TVA also reached record economic and community development, transforming TVA’s economic development department into a focused regional development organization, achieving record goals for capital investment, job and income growth; and record debt reduction, achieving $2 billion in long-term debt reduction from 1999-2004 and reducing interest cost as a percent of revenue by 32%.

Prior to his time with the TVA, McCullough was elected as Mayor of Tupelo, Mississippi, by 61% of the vote in June of 1997. McCullough led the successful historic downtown revitalization efforts, which included leadership of the Fairpark District project, a 50-acre downtown development. He also formed citizen task forces and community-oriented policing efforts. As a result, he received the John C. Stennis Institute of Government’s “Innovations in Municipal Government” award. Tupelo earned the “All-American City” designation from the National Civic League in 1999 while under McCullough’s lead.

From 1993-1997, McCullough was the Director of Appalachian Regional Commission (ARC) in the Office of Governor Kirk Fordice. He enhanced the state’s commitment to technical skills training, physical infrastructure improvements, industrial-park development and strengthened understanding and trust between Congressional leaders and ARC. McCullough also played a key role in a five-year effort to gain support necessary for the $600 million Red Hills mine and power plant.

McCullough served as President, Vice-President and Sales Manager of Tupelo’s McCullough Steel Products, Inc., a master distributor of industrial pipe, valves, fittings and related piping materials, from 1981-1993. He was instrumental in adding more than 500 active customer accounts in 26 states. He also designed sales incentive programs for employees and increased sales by more than 300%.

McCullough currently serves on the Board of Directors of Community Bank in Amory, MS, the Mississippi Council on Economic Education, the Tupelo Symphony League, the Advisory Board of Kinetic Ventures in Washington, D.C., member of Board of Directors for Mississippi Technology Alliance, and on the Advisory Council of the Electric Power Research Institute (EPRI), in Palo Alto, California.
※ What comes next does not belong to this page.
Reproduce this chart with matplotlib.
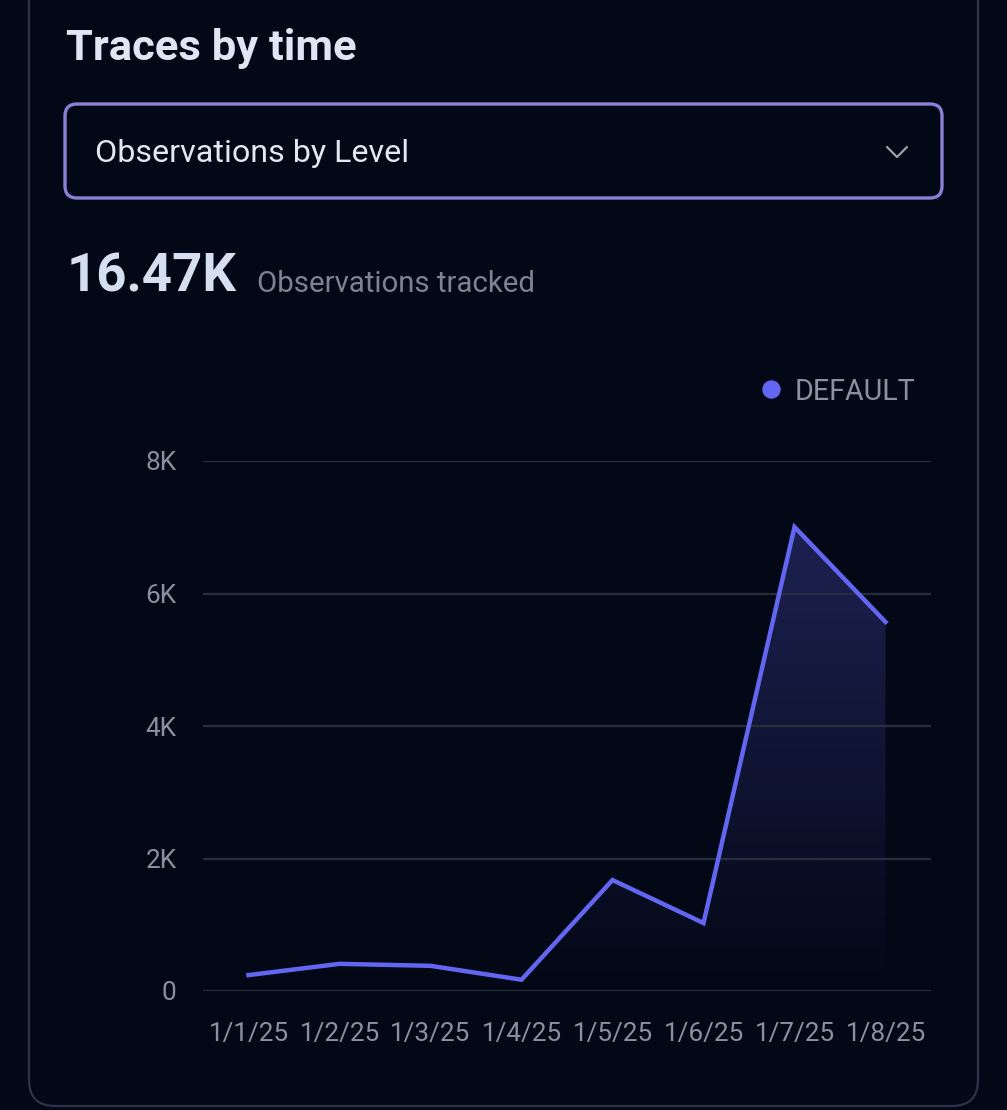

He also has recently been named the chairman of Advance Mississippi and was appointed by Governor Haley Barbour to Momentum Mississippi, a statewide economic development task force.

McCullough served on the Board of Directors and Executive Committees for Electric Power Research Institute (EPRI), Institute of Nuclear Power Operations (INPO), Nuclear Energy Institute (NEI), Alabama Partnership for Economic Development, Memphis Regional Chamber of Commerce and Mississippi Council on Economic Education. In the U.S. Department of Energy (DOE), he served on the Advisory Council to Secretary Spencer Abraham. McCullough also served on the Dean’s Development Council for Bagley College of Engineering at Mississippi State University, as a Board Member of Momentum Mississippi and as Co-Chairman for the Coal Utilization Research Council (CURC).

A frequent keynote speaker, McCullough has been quoted in the Wall Street Journal, Energy Daily, and featured in American Executive magazine.

Honored as the 2002 Mississippi State University Alumnus of the Year, McCullough has also participated at the BellSouth Leaders of the 21st Century Conference and is a 1993 graduate of New South Economic Development Course at the University of Southern Mississippi.

McCullough earned a Bachelor of Science in Agricultural Economics in 1977 from Mississippi State University.